Written instruction: State how many lines include "with", giving the number by itself.

Supplied material:
--------------------

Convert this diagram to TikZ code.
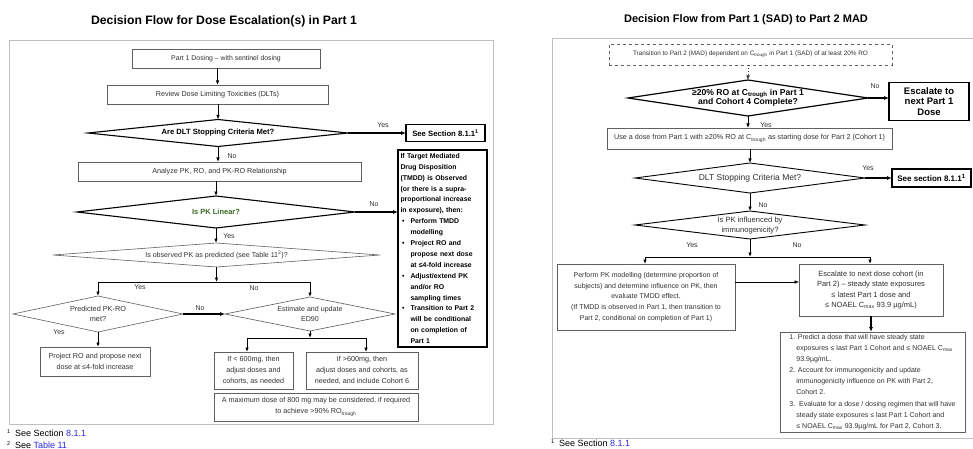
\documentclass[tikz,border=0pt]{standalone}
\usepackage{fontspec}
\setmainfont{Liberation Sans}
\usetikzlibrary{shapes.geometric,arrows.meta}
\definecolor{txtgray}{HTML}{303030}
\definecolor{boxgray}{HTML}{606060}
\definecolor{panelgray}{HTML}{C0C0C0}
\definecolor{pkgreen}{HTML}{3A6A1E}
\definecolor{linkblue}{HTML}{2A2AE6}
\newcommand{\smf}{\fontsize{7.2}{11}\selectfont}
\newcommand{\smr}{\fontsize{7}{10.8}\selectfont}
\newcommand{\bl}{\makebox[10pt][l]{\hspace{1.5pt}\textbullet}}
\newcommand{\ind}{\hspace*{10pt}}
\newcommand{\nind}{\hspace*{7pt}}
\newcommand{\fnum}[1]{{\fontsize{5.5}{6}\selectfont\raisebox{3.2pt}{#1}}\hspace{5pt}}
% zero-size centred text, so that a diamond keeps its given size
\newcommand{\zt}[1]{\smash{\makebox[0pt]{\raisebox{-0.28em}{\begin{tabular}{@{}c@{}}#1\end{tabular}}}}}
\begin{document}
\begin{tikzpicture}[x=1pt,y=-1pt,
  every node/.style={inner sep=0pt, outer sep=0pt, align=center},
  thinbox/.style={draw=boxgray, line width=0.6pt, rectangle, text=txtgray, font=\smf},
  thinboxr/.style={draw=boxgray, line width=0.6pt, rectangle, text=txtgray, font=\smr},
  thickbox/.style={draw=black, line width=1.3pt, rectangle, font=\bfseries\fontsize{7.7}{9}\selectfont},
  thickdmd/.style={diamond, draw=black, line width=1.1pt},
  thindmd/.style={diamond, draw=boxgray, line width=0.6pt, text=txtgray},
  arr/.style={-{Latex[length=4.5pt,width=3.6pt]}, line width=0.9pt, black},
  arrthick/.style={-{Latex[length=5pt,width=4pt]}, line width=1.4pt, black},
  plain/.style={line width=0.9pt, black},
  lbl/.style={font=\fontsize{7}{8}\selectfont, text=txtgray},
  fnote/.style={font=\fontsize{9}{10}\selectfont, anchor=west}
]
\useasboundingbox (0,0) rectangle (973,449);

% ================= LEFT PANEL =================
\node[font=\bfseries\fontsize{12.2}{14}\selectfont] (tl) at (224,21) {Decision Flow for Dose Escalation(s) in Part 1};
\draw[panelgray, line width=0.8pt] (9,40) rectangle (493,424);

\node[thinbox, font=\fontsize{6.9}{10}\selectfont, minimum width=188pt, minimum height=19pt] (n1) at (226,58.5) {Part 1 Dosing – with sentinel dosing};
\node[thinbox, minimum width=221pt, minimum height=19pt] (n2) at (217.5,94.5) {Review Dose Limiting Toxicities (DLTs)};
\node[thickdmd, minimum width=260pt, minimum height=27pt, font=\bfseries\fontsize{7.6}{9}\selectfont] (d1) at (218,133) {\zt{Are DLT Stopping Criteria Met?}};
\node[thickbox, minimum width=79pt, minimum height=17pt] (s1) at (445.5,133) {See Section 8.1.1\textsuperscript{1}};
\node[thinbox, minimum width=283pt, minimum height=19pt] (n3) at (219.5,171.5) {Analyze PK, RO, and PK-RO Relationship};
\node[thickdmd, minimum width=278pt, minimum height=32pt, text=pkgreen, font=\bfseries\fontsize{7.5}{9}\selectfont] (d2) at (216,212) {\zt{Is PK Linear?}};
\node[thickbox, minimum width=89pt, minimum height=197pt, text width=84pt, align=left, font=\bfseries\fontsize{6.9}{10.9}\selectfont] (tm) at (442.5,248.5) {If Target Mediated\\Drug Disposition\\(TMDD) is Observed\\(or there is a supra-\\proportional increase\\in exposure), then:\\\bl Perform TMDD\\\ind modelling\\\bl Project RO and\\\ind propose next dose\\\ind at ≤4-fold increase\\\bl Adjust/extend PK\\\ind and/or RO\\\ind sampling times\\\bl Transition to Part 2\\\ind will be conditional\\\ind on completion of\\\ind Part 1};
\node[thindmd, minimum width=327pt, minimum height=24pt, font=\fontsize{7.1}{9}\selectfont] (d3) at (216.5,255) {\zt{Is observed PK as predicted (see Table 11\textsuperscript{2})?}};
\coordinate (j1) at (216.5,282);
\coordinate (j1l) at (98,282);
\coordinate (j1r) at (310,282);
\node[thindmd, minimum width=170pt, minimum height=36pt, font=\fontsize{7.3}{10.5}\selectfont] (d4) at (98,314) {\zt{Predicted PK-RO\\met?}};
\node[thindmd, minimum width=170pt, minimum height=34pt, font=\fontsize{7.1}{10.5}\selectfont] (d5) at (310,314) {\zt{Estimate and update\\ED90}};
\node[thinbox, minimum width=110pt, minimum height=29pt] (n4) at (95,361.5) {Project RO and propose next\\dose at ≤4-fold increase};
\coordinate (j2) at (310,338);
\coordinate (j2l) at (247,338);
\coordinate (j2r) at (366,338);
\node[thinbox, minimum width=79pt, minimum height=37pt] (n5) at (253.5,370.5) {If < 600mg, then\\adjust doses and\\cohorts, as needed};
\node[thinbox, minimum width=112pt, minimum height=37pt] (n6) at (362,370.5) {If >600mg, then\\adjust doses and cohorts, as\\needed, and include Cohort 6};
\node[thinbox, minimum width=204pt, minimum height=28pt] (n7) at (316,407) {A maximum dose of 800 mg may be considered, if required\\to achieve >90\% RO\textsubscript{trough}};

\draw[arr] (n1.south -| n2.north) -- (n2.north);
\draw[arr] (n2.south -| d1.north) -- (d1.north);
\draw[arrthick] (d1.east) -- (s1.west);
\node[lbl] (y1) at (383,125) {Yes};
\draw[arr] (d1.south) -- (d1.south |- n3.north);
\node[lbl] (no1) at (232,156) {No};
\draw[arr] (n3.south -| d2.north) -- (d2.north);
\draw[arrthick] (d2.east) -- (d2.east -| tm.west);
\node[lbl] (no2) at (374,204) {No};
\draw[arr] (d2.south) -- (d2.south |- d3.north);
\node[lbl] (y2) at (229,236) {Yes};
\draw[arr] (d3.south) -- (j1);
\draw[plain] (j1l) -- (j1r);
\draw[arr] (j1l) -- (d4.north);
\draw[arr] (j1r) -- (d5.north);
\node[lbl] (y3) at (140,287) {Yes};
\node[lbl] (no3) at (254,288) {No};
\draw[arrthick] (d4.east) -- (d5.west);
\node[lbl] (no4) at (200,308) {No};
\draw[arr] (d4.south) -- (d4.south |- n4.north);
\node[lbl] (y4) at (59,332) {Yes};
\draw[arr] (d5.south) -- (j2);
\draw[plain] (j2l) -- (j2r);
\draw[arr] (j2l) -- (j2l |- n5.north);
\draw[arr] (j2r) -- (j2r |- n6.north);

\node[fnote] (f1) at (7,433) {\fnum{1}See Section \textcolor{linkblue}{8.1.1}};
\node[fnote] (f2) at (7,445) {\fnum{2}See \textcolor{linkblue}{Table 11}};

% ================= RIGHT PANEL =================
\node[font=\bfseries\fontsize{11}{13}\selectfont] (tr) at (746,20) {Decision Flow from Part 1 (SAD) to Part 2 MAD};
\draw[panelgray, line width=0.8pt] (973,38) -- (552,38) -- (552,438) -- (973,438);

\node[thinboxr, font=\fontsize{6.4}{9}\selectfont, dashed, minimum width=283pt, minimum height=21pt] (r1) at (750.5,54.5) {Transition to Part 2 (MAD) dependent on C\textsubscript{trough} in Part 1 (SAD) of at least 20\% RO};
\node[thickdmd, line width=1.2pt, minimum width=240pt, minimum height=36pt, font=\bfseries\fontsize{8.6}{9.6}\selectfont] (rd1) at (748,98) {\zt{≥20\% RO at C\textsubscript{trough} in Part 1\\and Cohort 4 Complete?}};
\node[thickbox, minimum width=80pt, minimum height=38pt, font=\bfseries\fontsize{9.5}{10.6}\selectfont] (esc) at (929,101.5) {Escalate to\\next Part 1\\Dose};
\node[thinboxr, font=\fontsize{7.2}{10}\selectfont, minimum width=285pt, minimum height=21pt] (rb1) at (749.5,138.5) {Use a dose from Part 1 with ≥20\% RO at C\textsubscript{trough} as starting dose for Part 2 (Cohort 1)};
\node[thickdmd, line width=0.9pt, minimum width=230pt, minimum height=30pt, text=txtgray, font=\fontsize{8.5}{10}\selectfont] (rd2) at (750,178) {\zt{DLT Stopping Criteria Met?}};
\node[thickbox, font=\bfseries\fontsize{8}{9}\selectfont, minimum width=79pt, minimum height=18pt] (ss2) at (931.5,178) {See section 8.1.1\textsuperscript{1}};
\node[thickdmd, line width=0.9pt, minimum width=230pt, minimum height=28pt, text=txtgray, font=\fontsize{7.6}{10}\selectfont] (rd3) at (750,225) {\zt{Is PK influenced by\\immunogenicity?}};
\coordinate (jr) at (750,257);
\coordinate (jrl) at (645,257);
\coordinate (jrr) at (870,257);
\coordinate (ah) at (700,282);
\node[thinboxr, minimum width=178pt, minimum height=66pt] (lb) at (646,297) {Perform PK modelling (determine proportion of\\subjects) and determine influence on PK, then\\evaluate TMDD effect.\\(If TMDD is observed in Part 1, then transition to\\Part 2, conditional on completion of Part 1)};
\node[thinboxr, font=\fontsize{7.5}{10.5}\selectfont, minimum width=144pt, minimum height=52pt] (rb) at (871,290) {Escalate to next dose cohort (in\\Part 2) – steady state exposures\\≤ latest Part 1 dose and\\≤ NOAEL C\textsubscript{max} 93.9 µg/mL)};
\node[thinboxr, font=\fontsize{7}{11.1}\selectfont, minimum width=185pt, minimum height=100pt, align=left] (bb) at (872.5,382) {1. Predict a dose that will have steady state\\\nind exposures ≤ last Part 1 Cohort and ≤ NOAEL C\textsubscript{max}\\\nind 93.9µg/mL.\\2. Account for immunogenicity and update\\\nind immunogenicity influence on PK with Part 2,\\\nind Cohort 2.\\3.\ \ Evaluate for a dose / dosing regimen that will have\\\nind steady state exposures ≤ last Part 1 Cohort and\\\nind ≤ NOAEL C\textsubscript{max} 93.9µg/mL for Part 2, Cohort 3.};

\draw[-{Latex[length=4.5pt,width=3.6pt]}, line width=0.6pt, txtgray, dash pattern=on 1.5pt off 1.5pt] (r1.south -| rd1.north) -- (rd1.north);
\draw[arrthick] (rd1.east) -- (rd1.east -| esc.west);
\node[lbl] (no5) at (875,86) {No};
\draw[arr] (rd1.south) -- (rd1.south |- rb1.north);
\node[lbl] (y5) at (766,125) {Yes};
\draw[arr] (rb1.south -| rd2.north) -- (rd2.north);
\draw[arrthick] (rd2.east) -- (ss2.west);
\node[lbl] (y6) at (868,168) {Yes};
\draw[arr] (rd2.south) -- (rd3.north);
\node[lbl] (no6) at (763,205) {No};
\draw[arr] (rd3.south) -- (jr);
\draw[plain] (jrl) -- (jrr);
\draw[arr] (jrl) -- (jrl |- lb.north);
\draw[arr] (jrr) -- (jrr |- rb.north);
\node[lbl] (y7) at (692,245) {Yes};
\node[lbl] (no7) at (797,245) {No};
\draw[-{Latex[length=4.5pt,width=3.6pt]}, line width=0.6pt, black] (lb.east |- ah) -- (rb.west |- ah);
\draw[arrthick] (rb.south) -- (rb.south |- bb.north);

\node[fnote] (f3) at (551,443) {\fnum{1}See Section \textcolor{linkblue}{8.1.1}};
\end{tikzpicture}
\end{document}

--------------------

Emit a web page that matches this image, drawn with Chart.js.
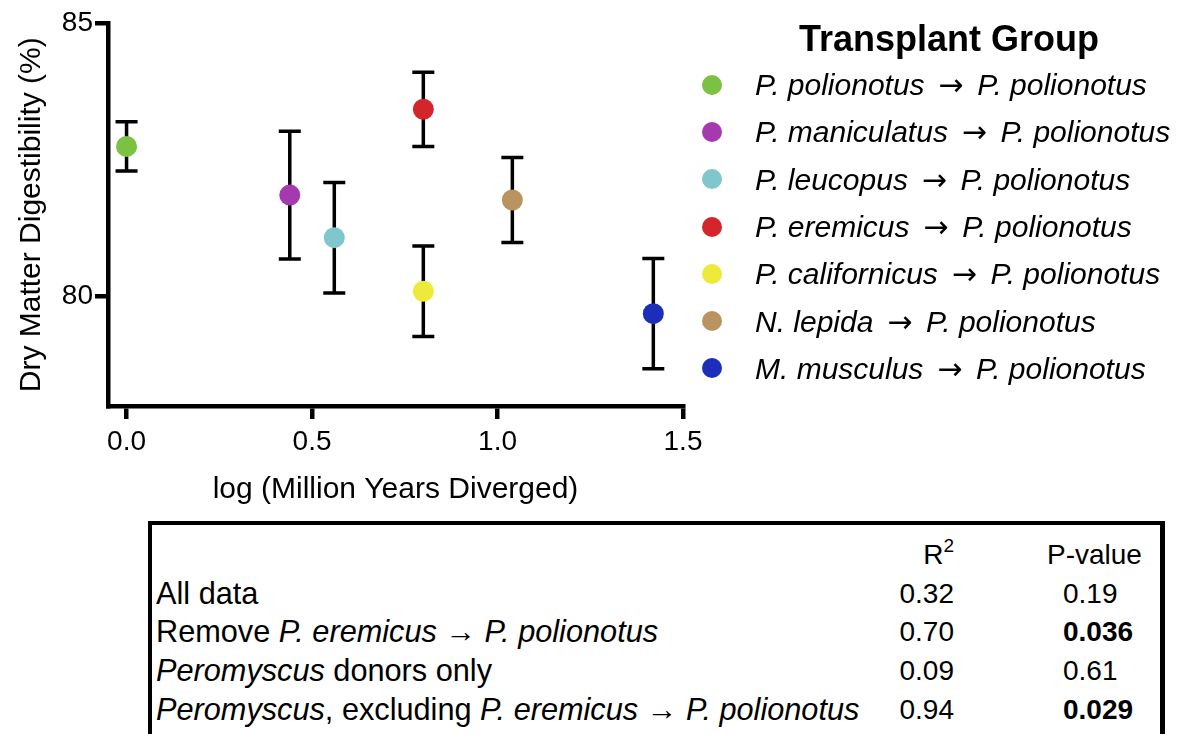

--------------------

Final result: 4